Но несчастные того не знали, что тут готовы были уже и иные пушки, заряженные ядрами и картечами; и как из сих посыпались на них сии последние, а первые целые улицы между ими делать начали, перехватывая кого надвое, кого поперек и у кого руку, у кого ногу или голову отрывая, то увидели, но уже поздно, что с ними никак шутить были не намерены.
И как таковая неожидаемая встреча была им весьма неприятна, и все злейшие заводчики, бежавшие впереди, почти наповал были побиты, и ядра, попадая в стремившуюся народную толпу и достигая до самой улицы Ильинки, одним выстрелом по нескольку десятков умерщвляли; то сие бывших назади так устрашило, что все бросились назад и разбежались в разные стороны, кто куда скорее успеть мог.
А сие самое по особливому счастию и положило конец всей этой трагической сцене; ибо не успели все находившиеся перед прочими воротами толпы услышать пальбу и вопли раненых и увидеть бегущий прочь народ, как и сами начали разбегаться врознь, и на короткое время не видно было нигде во всей Москве ни малейшей кучки и скопища народного, и полиции оставалось только ловить и вытаскивать из винных погребов тех, кои в них пьющие были заперты.
О сем–то страшном происшествии достиг до нас помянутый, 21–го числа сентября, первый слух, поразивший всех нас неизреченным образом.

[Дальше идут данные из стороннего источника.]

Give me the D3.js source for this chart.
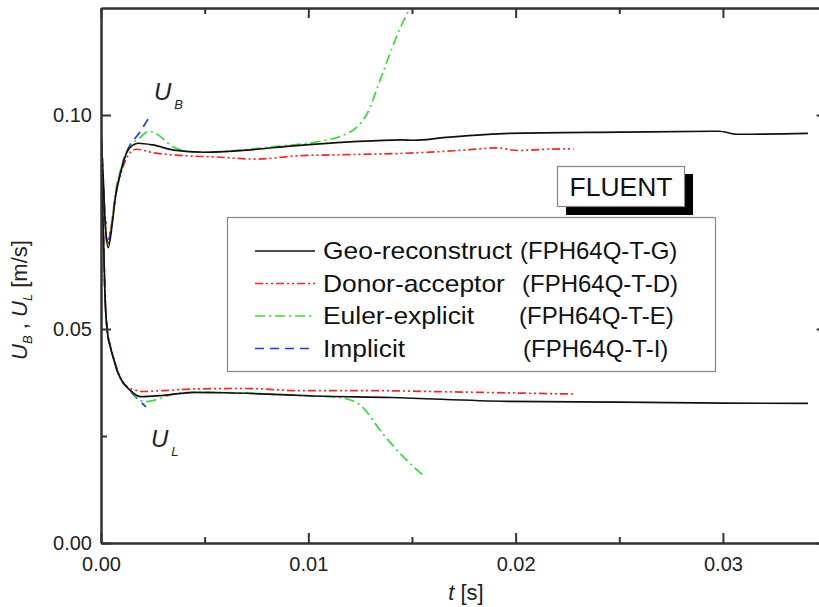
<!DOCTYPE html>
<html lang="en">
<head>
<meta charset="utf-8">
<script src="https://cdn.jsdelivr.net/npm/d3@7/dist/d3.min.js"></script>
<style>
	body { margin: 0; background: #fff; }
	svg { font-family: "Liberation Sans", Arial, sans-serif; }
	.axis path, .axis line { stroke: #333; stroke-width: 2; }
	.axis text { font-size: 20px; fill: #222; }
</style>
</head>
<body>
<svg id="chart" width="819" height="607"></svg>
<script>
// [t (s), U (m/s)]
var geoUB = [[0,0.096],[0.0001,0.086],[0.0002,0.075],[0.00035,0.069],[0.0005,0.073],[0.0007,0.081],[0.001,0.0875],[0.0013,0.0918],[0.0018,0.0934],[0.0025,0.093],[0.0035,0.0918],[0.005,0.0913],[0.007,0.0918],[0.0093,0.0928],[0.012,0.0937],[0.0145,0.0942],[0.0151,0.0941],[0.0165,0.0947],[0.0197,0.0957],[0.025,0.096],[0.0298,0.0962],[0.0307,0.0955],[0.0341,0.0957]];
var geoUL = [[0,0.096],[0.0001,0.075],[0.0002,0.057],[0.0003,0.0495],[0.00045,0.0458],[0.0006,0.0432],[0.0008,0.04],[0.001,0.038],[0.0014,0.0357],[0.0019,0.0342],[0.003,0.0345],[0.0045,0.0352],[0.006,0.0351],[0.008,0.0348],[0.01,0.0344],[0.014,0.034],[0.0196,0.0331],[0.025,0.0329],[0.03,0.0327],[0.0341,0.0326]];

var donorUB = [[0,0.096],[0.0001,0.085],[0.0002,0.075],[0.00035,0.07],[0.0005,0.074],[0.0007,0.081],[0.001,0.087],[0.0013,0.0905],[0.0017,0.092],[0.0025,0.0912],[0.004,0.0905],[0.0055,0.0902],[0.0075,0.0897],[0.0096,0.0905],[0.0125,0.0908],[0.0154,0.0912],[0.0175,0.0918],[0.0191,0.0923],[0.0201,0.0917],[0.0215,0.092],[0.0228,0.0921]];
var donorUL = [[0,0.096],[0.0001,0.075],[0.0002,0.057],[0.0003,0.05],[0.00045,0.046],[0.0006,0.0433],[0.0008,0.0402],[0.001,0.0378],[0.0013,0.0364],[0.0016,0.0358],[0.002,0.0354],[0.003,0.0356],[0.0045,0.036],[0.007,0.0361],[0.0096,0.0356],[0.013,0.0356],[0.017,0.0353],[0.0228,0.0348]];

var eulerUB = [[0,0.095],[0.0001,0.085],[0.0002,0.074],[0.00035,0.07],[0.0005,0.074],[0.0007,0.082],[0.001,0.088],[0.0014,0.0925],[0.0019,0.0948],[0.0023,0.0962],[0.0027,0.0955],[0.0035,0.0925],[0.0045,0.0913],[0.006,0.0915],[0.0085,0.0927],[0.0105,0.0938],[0.0117,0.0953],[0.0123,0.097],[0.0128,0.1],[0.0136,0.11],[0.0144,0.12],[0.0152,0.1275]];
var eulerUL = [[0,0.095],[0.0001,0.075],[0.0002,0.057],[0.0003,0.0495],[0.00045,0.0458],[0.0006,0.0432],[0.0008,0.04],[0.001,0.038],[0.0014,0.0357],[0.0021,0.033],[0.0027,0.0335],[0.0035,0.0348],[0.0045,0.0352],[0.007,0.035],[0.0095,0.0345],[0.0115,0.034],[0.0125,0.0322],[0.0136,0.0255],[0.0146,0.02],[0.0155,0.016]];

var implicitUB = [[0,0.097],[0.0001,0.086],[0.0002,0.075],[0.0003,0.07],[0.0005,0.074],[0.0007,0.081],[0.001,0.088],[0.0014,0.093],[0.0018,0.0955],[0.0023,0.0993]];
var implicitUL = [[0,0.097],[0.0001,0.075],[0.0002,0.057],[0.0003,0.05],[0.00045,0.046],[0.0006,0.0432],[0.0008,0.04],[0.001,0.038],[0.0014,0.0355],[0.0018,0.0335],[0.00217,0.0318]];

var seriesNames = ["Geo-reconstruct", "Donor-acceptor", "Euler-explicit", "Implicit"];
var seriesCodes = ["(FPH64Q-T-G)", "(FPH64Q-T-D)", "(FPH64Q-T-E)", "(FPH64Q-T-I)"];
var seriesColors = ["#111111", "#ff2222", "#33e033", "#2233ff"];
var seriesDashes = [null, "8,3,2,3,2,3", "10,4,2,4", "9,6"];
var seriesData = [[geoUB, geoUL], [donorUB, donorUL], [eulerUB, eulerUL], [implicitUB, implicitUL]];

var xTicks = [0, 0.01, 0.02, 0.03];
var xMinor = [0.005, 0.015, 0.025];
var yTicks = [0, 0.05, 0.10];
var yMinor = [0.025, 0.075];

var svg = d3.select("#chart");
var margin = {top: 8, left: 101, bottom: 64};
var height = +svg.attr("height") - margin.top - margin.bottom;

var x = d3.scaleLinear().domain([0, 0.035]).range([0, 725.6]);
var y = d3.scaleLinear().domain([0, 0.125]).range([height, 0]);
var width = x(0.035);

var g = svg.append("g")
	.attr("transform", "translate(" + margin.left + "," + margin.top + ")");

g.append("clipPath").attr("id", "plot-clip")
	.append("rect").attr("width", width).attr("height", height);

// lines
var line = d3.line()
	.x(function(d){ return x(d[0]) })
	.y(function(d){ return y(d[1]) })
	.curve(d3.curveMonotoneX);

var lines = g.append("g").attr("clip-path", "url(#plot-clip)");
for (var i = seriesData.length - 1; i >= 0; i--) {
	seriesData[i].forEach(function(branch) {
		lines.append("path")
			.datum(branch)
			.attr("d", line)
			.attr("fill", "none")
			.attr("stroke", seriesColors[i])
			.attr("stroke-width", 1.7)
			.attr("stroke-dasharray", seriesDashes[i]);
	});
}

// axes, ticks pointing inward
function fmt2(d) { return d3.format(".2f")(d) }
g.append("g").attr("class", "axis")
	.attr("transform", "translate(0," + height + ")")
	.call(d3.axisBottom(x).tickValues(xTicks).tickFormat(fmt2).tickSizeInner(-10).tickSizeOuter(0).tickPadding(14));
g.append("g").attr("class", "axis")
	.attr("transform", "translate(0," + height + ")")
	.call(d3.axisBottom(x).tickValues(xMinor).tickFormat("").tickSizeInner(-6).tickSizeOuter(0));
g.append("g").attr("class", "axis")
	.call(d3.axisTop(x).tickValues(xTicks).tickFormat("").tickSizeInner(-10).tickSizeOuter(0));
g.append("g").attr("class", "axis")
	.call(d3.axisTop(x).tickValues(xMinor).tickFormat("").tickSizeInner(-6).tickSizeOuter(0));

g.append("g").attr("class", "axis")
	.call(d3.axisLeft(y).tickValues(yTicks).tickFormat(fmt2).tickSizeInner(-10).tickSizeOuter(0).tickPadding(9));
g.append("g").attr("class", "axis")
	.call(d3.axisLeft(y).tickValues(yMinor).tickFormat("").tickSizeInner(-6).tickSizeOuter(0));
g.append("g").attr("class", "axis")
	.attr("transform", "translate(" + width + ",0)")
	.call(d3.axisRight(y).tickValues(yTicks).tickFormat("").tickSizeInner(-10).tickSizeOuter(0));
g.append("g").attr("class", "axis")
	.attr("transform", "translate(" + width + ",0)")
	.call(d3.axisRight(y).tickValues(yMinor).tickFormat("").tickSizeInner(-6).tickSizeOuter(0));

// axis titles
var xt = svg.append("text")
	.attr("x", 466).attr("y", 600)
	.attr("text-anchor", "middle")
	.style("font-size", "22px").attr("fill", "#222");
xt.append("tspan").style("font-style", "italic").text("t");
xt.append("tspan").text(" [s]");

var yt = svg.append("text")
	.attr("transform", "translate(27,300) rotate(-90)")
	.attr("text-anchor", "middle")
	.style("font-size", "22px").attr("fill", "#222");
yt.append("tspan").style("font-style", "italic").text("U");
yt.append("tspan").style("font-style", "italic").style("font-size", "13px").attr("dy", 5).text("B");
yt.append("tspan").attr("dy", -5).text(" , ");
yt.append("tspan").style("font-style", "italic").text("U");
yt.append("tspan").style("font-style", "italic").style("font-size", "13px").attr("dy", 5).text("L");
yt.append("tspan").attr("dy", -5).text(" [m/s]");

// branch labels
function branchLabel(px, py, sub) {
	var t = svg.append("text").attr("x", px).attr("y", py)
		.style("font-size", "24px").style("font-style", "italic").attr("fill", "#222");
	t.append("tspan").text("U");
	t.append("tspan").style("font-size", "13px").attr("dx", 3).attr("dy", 9).text(sub);
}
branchLabel(154, 100, "B");
branchLabel(151, 447, "L");

// FLUENT tag with shadow
svg.append("rect").attr("x", 566).attr("y", 174).attr("width", 127).attr("height", 41).attr("fill", "#000");
svg.append("rect").attr("x", 557.5).attr("y", 166.5).attr("width", 127).attr("height", 40)
	.attr("fill", "#fff").attr("stroke", "#888").attr("stroke-width", 1.2);
svg.append("text").attr("transform", "translate(621,196) scale(1.06,1)").attr("text-anchor", "middle")
	.style("font-size", "25px").attr("fill", "#111").text("FLUENT");

// legend
var legend = svg.append("g");
legend.append("rect").attr("x", 227.5).attr("y", 217.5).attr("width", 488).attr("height", 154)
	.attr("fill", "#fff").attr("stroke", "#888").attr("stroke-width", 1.2);
var codeX = [520, 522, 519, 523];
seriesNames.forEach(function(name, i) {
	var base = 259 + i * 32.5;
	legend.append("line")
		.attr("x1", 255).attr("x2", 315)
		.attr("y1", base - 8).attr("y2", base - 8)
		.attr("stroke", seriesColors[i]).attr("stroke-width", 1.7)
		.attr("stroke-dasharray", seriesDashes[i]);
	legend.append("text").attr("transform", "translate(323," + base + ") scale(1.1,1)")
		.style("font-size", "24px").attr("fill", "#111").text(name);
	legend.append("text").attr("x", codeX[i]).attr("y", base)
		.style("font-size", "24px").attr("fill", "#111").text(seriesCodes[i]);
});
</script>
</body>
</html>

Но как письмо мое уже слишком увеличилось, то дозвольте мне на сем месте остановиться и кончить оное уверением, что я есмь, и прочее.
Декабря 23–го дня 1807 года.
ПРЕКРАЩЕНИЕ ЧУМЫ
ПИСЬМО 152–е
Любезный приятель! Описав вам в последнем пред сим письме московский бунт и возмущение, в дополнение к тому скажу теперь, что хотя собственно мятеж помянутым насильственным средством и совершенно был разрушен и прекращен, но язва там нимало не прекратилась, но продолжала по–прежнему или еще более свирепствовать над несчастною Москвою и повергла оную в положение, достойное величайшего сожаления. Превеликое множество жителей похищаемо было ею ежедневно и доходило до того, что недоставало сил к вытаскиванию из домов и выволакиванию оных за город и зарыванию.
Люди употребляемы были к тому из колодников и назначенных к отсылке на каторгу; и все они обшиты были кругом в черное смоляное и особое одеяние, в котором прорезаны были только отверстия для глаз, рта и ноздрей, и от самого того, несмотря, хотя имели они ежедневно дело с умирающими чумою, многие действительно спаслись от оной и остались живы.
Что ж касается до прочих, заражающихся язвою людей, то немногим только удавалось спастись от смерти; но множайшие в самое короткое время погибали, и превеликое множество домов опустело совершенно, потому что все бывшие в них люди вымерли до единого.